Restate each line word for word. Leave out every picture.

* [SUPPLIED MATERIAL]:
>> START
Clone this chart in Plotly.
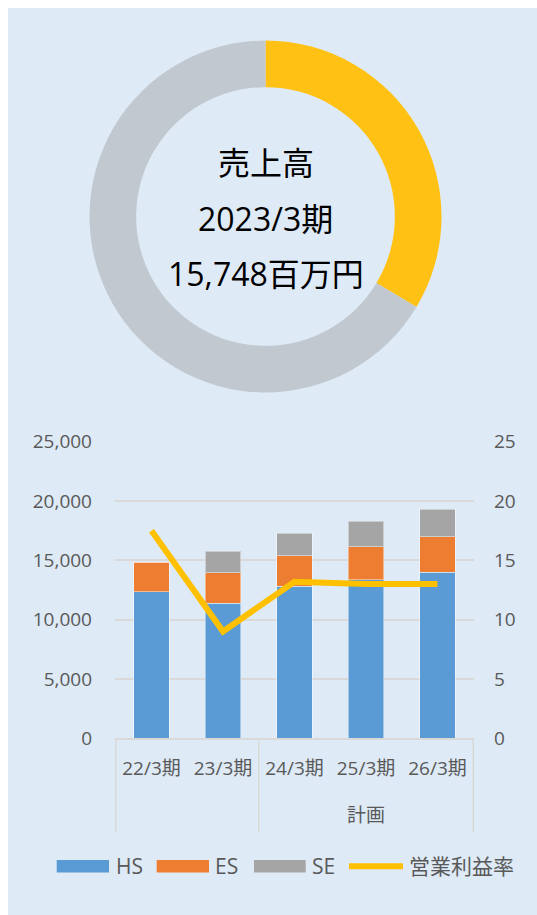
import plotly.graph_objects as go

# ---- data ----
donut_labels = ["2023/3期 売上高", "その他"]
donut_values = [33.6, 66.4]

periods = ["22/3期", "23/3期", "24/3期", "25/3期", "26/3期"]
plan_label = "計画"
hs = [12360, 11400, 12800, 13350, 14000]
es = [2500, 2570, 2600, 2800, 3000]
se = [0, 1778, 1900, 2150, 2300]
op_margin = [17.5, 9.0, 13.2, 13.0, 13.0]

left_ticks = [0, 5000, 10000, 15000, 20000, 25000]
right_ticks = [0, 5, 10, 15, 20, 25]

W, H = 537, 915
FONT = "Open Sans, Noto Sans CJK JP"
GREY_TXT = "#595959"
GRID = "#D9D9D9"
BG = "#DEEAF6"
C_HS, C_ES, C_SE, C_OP = "#5B9BD5", "#ED7D31", "#A5A5A5", "#FFC000"


def py(p):  # pixel-from-top -> paper fraction
    return 1 - p / H


fig = go.Figure()

# donut
cx, cy, R = 265.5, 216.5, 176
fig.add_trace(go.Pie(
    labels=donut_labels, values=donut_values, hole=0.735,
    sort=False, direction="clockwise", rotation=0,
    marker=dict(colors=["#FFC214", "#C1C8CF"], line=dict(width=0)),
    textinfo="none", hoverinfo="label+percent", showlegend=False, automargin=False,
    domain=dict(x=[(cx - R) / W, (cx + R) / W], y=[py(cy + R), py(cy - R)]),
))

bar_line = dict(color="rgba(255,255,255,0.45)", width=1)
fig.add_trace(go.Bar(x=periods, y=hs, name="HS", marker=dict(color=C_HS, line=bar_line), showlegend=False))
fig.add_trace(go.Bar(x=periods, y=es, name="ES", marker=dict(color=C_ES, line=bar_line), showlegend=False))
fig.add_trace(go.Bar(x=periods, y=se, name="SE", marker=dict(color=C_SE, line=bar_line), showlegend=False))
fig.add_trace(go.Scatter(x=periods, y=op_margin, name="営業利益率", yaxis="y2", mode="lines",
                         line=dict(color=C_OP, width=6), showlegend=False))

px0, px1 = 115, 474
py_top, py_bot = 441.7, 738.3
axis_bottom = 832

shapes = [dict(type="rect", xref="paper", yref="paper", x0=8 / W, x1=1, y0=0, y1=py(8),
               fillcolor=BG, line=dict(width=0), layer="below")]
# group dividers below the category axis
for xv in [-0.5, 1.5, len(periods) - 0.5]:
    shapes.append(dict(type="line", xref="x", yref="paper", x0=xv, x1=xv,
                       y0=py(py_bot), y1=py(axis_bottom), line=dict(color=GRID, width=1.5)))

annotations = [
    dict(text=t, x=cx / W, y=py(yy), xref="paper", yref="paper", showarrow=False,
         font=dict(size=32, color="black", family=FONT), xanchor="center", yanchor="middle")
    for t, yy in [("売上高", 163), ("2023/3期", 218.5), ("15,748百万円", 273)]
]
annotations.append(dict(text=plan_label, x=3, xref="x", y=py(815), yref="paper", showarrow=False,
                        font=dict(size=19, color=GREY_TXT, family=FONT), xanchor="center", yanchor="middle"))

# legend (wide swatches like the original)
leg_y = 866.3
legend_items = [("HS", C_HS, "bar", 56.7, 109, 114),
                ("ES", C_ES, "bar", 156.7, 209, 213),
                ("SE", C_SE, "bar", 254, 305.7, 310),
                ("営業利益率", C_OP, "line", 349, 403, 407)]
for name, col, kind, x0, x1, tx in legend_items:
    if kind == "bar":
        shapes.append(dict(type="rect", xref="paper", yref="paper", x0=x0 / W, x1=x1 / W,
                           y0=py(leg_y + 6.3), y1=py(leg_y - 6.3), fillcolor=col, line=dict(width=0)))
    else:
        shapes.append(dict(type="line", xref="paper", yref="paper", x0=x0 / W, x1=x1 / W,
                           y0=py(leg_y), y1=py(leg_y), line=dict(color=col, width=6)))
    annotations.append(dict(text=name, x=tx / W, y=py(leg_y), xref="paper", yref="paper",
                            showarrow=False, xanchor="left", yanchor="middle",
                            font=dict(size=21, color=GREY_TXT, family=FONT)))

fig.update_layout(
    width=W, height=H, autosize=False,
    margin=dict(l=0, r=0, t=0, b=0, pad=0, autoexpand=False),
    paper_bgcolor="white", plot_bgcolor="rgba(0,0,0,0)",
    font=dict(family=FONT, color=GREY_TXT, size=19),
    barmode="stack", bargap=0.5, showlegend=False,
    xaxis=dict(domain=[px0 / W, px1 / W], type="category", automargin=False,
               showline=True, linecolor=GRID, linewidth=1.5,
               tickfont=dict(size=19, color=GREY_TXT, family=FONT),
               showgrid=False, ticks="", ticklabelstandoff=12),
    yaxis=dict(domain=[py(py_bot), py(py_top)], range=[0, 25000], automargin=False,
               tickvals=left_ticks, tickformat=",", showgrid=True, gridcolor=GRID,
               gridwidth=1.5, zeroline=False, ticks="", ticklabelstandoff=22,
               tickfont=dict(size=19, color=GREY_TXT, family=FONT)),
    yaxis2=dict(overlaying="y", side="right", range=[0, 25], tickvals=right_ticks, automargin=False,
                showgrid=False, zeroline=False, ticks="", ticklabelstandoff=19,
                tickfont=dict(size=19, color=GREY_TXT, family=FONT)),
    shapes=shapes,
    annotations=annotations,
)

fig.write_html(
    "out.html",
    config={"displayModeBar": False},
    post_script=(
        "document.documentElement.style.margin='0';"
        "document.body.style.margin='0';"
        "document.documentElement.style.overflow='hidden';"
        "document.body.style.overflow='hidden';"
    ),
)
>> END
* [RESPONSE]:
Clone this chart in Plotly.
import plotly.graph_objects as go

# ---- data ----
donut_labels = ["2023/3期 売上高", "その他"]
donut_values = [33.6, 66.4]

periods = ["22/3期", "23/3期", "24/3期", "25/3期", "26/3期"]
plan_label = "計画"
hs = [12360, 11400, 12800, 13350, 14000]
es = [2500, 2570, 2600, 2800, 3000]
se = [0, 1778, 1900, 2150, 2300]
op_margin = [17.5, 9.0, 13.2, 13.0, 13.0]

left_ticks = [0, 5000, 10000, 15000, 20000, 25000]
right_ticks = [0, 5, 10, 15, 20, 25]

W, H = 537, 915
FONT = "Open Sans, Noto Sans CJK JP"
GREY_TXT = "#595959"
GRID = "#D9D9D9"
BG = "#DEEAF6"
C_HS, C_ES, C_SE, C_OP = "#5B9BD5", "#ED7D31", "#A5A5A5", "#FFC000"


def py(p):  # pixel-from-top -> paper fraction
    return 1 - p / H


fig = go.Figure()

# donut
cx, cy, R = 265.5, 216.5, 176
fig.add_trace(go.Pie(
    labels=donut_labels, values=donut_values, hole=0.735,
    sort=False, direction="clockwise", rotation=0,
    marker=dict(colors=["#FFC214", "#C1C8CF"], line=dict(width=0)),
    textinfo="none", hoverinfo="label+percent", showlegend=False, automargin=False,
    domain=dict(x=[(cx - R) / W, (cx + R) / W], y=[py(cy + R), py(cy - R)]),
))

bar_line = dict(color="rgba(255,255,255,0.45)", width=1)
fig.add_trace(go.Bar(x=periods, y=hs, name="HS", marker=dict(color=C_HS, line=bar_line), showlegend=False))
fig.add_trace(go.Bar(x=periods, y=es, name="ES", marker=dict(color=C_ES, line=bar_line), showlegend=False))
fig.add_trace(go.Bar(x=periods, y=se, name="SE", marker=dict(color=C_SE, line=bar_line), showlegend=False))
fig.add_trace(go.Scatter(x=periods, y=op_margin, name="営業利益率", yaxis="y2", mode="lines",
                         line=dict(color=C_OP, width=6), showlegend=False))

px0, px1 = 115, 474
py_top, py_bot = 441.7, 738.3
axis_bottom = 832

shapes = [dict(type="rect", xref="paper", yref="paper", x0=8 / W, x1=1, y0=0, y1=py(8),
               fillcolor=BG, line=dict(width=0), layer="below")]
# group dividers below the category axis
for xv in [-0.5, 1.5, len(periods) - 0.5]:
    shapes.append(dict(type="line", xref="x", yref="paper", x0=xv, x1=xv,
                       y0=py(py_bot), y1=py(axis_bottom), line=dict(color=GRID, width=1.5)))

annotations = [
    dict(text=t, x=cx / W, y=py(yy), xref="paper", yref="paper", showarrow=False,
         font=dict(size=32, color="black", family=FONT), xanchor="center", yanchor="middle")
    for t, yy in [("売上高", 163), ("2023/3期", 218.5), ("15,748百万円", 273)]
]
annotations.append(dict(text=plan_label, x=3, xref="x", y=py(815), yref="paper", showarrow=False,
                        font=dict(size=19, color=GREY_TXT, family=FONT), xanchor="center", yanchor="middle"))

# legend (wide swatches like the original)
leg_y = 866.3
legend_items = [("HS", C_HS, "bar", 56.7, 109, 114),
                ("ES", C_ES, "bar", 156.7, 209, 213),
                ("SE", C_SE, "bar", 254, 305.7, 310),
                ("営業利益率", C_OP, "line", 349, 403, 407)]
for name, col, kind, x0, x1, tx in legend_items:
    if kind == "bar":
        shapes.append(dict(type="rect", xref="paper", yref="paper", x0=x0 / W, x1=x1 / W,
                           y0=py(leg_y + 6.3), y1=py(leg_y - 6.3), fillcolor=col, line=dict(width=0)))
    else:
        shapes.append(dict(type="line", xref="paper", yref="paper", x0=x0 / W, x1=x1 / W,
                           y0=py(leg_y), y1=py(leg_y), line=dict(color=col, width=6)))
    annotations.append(dict(text=name, x=tx / W, y=py(leg_y), xref="paper", yref="paper",
                            showarrow=False, xanchor="left", yanchor="middle",
                            font=dict(size=21, color=GREY_TXT, family=FONT)))

fig.update_layout(
    width=W, height=H, autosize=False,
    margin=dict(l=0, r=0, t=0, b=0, pad=0, autoexpand=False),
    paper_bgcolor="white", plot_bgcolor="rgba(0,0,0,0)",
    font=dict(family=FONT, color=GREY_TXT, size=19),
    barmode="stack", bargap=0.5, showlegend=False,
    xaxis=dict(domain=[px0 / W, px1 / W], type="category", automargin=False,
               showline=True, linecolor=GRID, linewidth=1.5,
               tickfont=dict(size=19, color=GREY_TXT, family=FONT),
               showgrid=False, ticks="", ticklabelstandoff=12),
    yaxis=dict(domain=[py(py_bot), py(py_top)], range=[0, 25000], automargin=False,
               tickvals=left_ticks, tickformat=",", showgrid=True, gridcolor=GRID,
               gridwidth=1.5, zeroline=False, ticks="", ticklabelstandoff=22,
               tickfont=dict(size=19, color=GREY_TXT, family=FONT)),
    yaxis2=dict(overlaying="y", side="right", range=[0, 25], tickvals=right_ticks, automargin=False,
                showgrid=False, zeroline=False, ticks="", ticklabelstandoff=19,
                tickfont=dict(size=19, color=GREY_TXT, family=FONT)),
    shapes=shapes,
    annotations=annotations,
)

fig.write_html(
    "out.html",
    config={"displayModeBar": False},
    post_script=(
        "document.documentElement.style.margin='0';"
        "document.body.style.margin='0';"
        "document.documentElement.style.overflow='hidden';"
        "document.body.style.overflow='hidden';"
    ),
)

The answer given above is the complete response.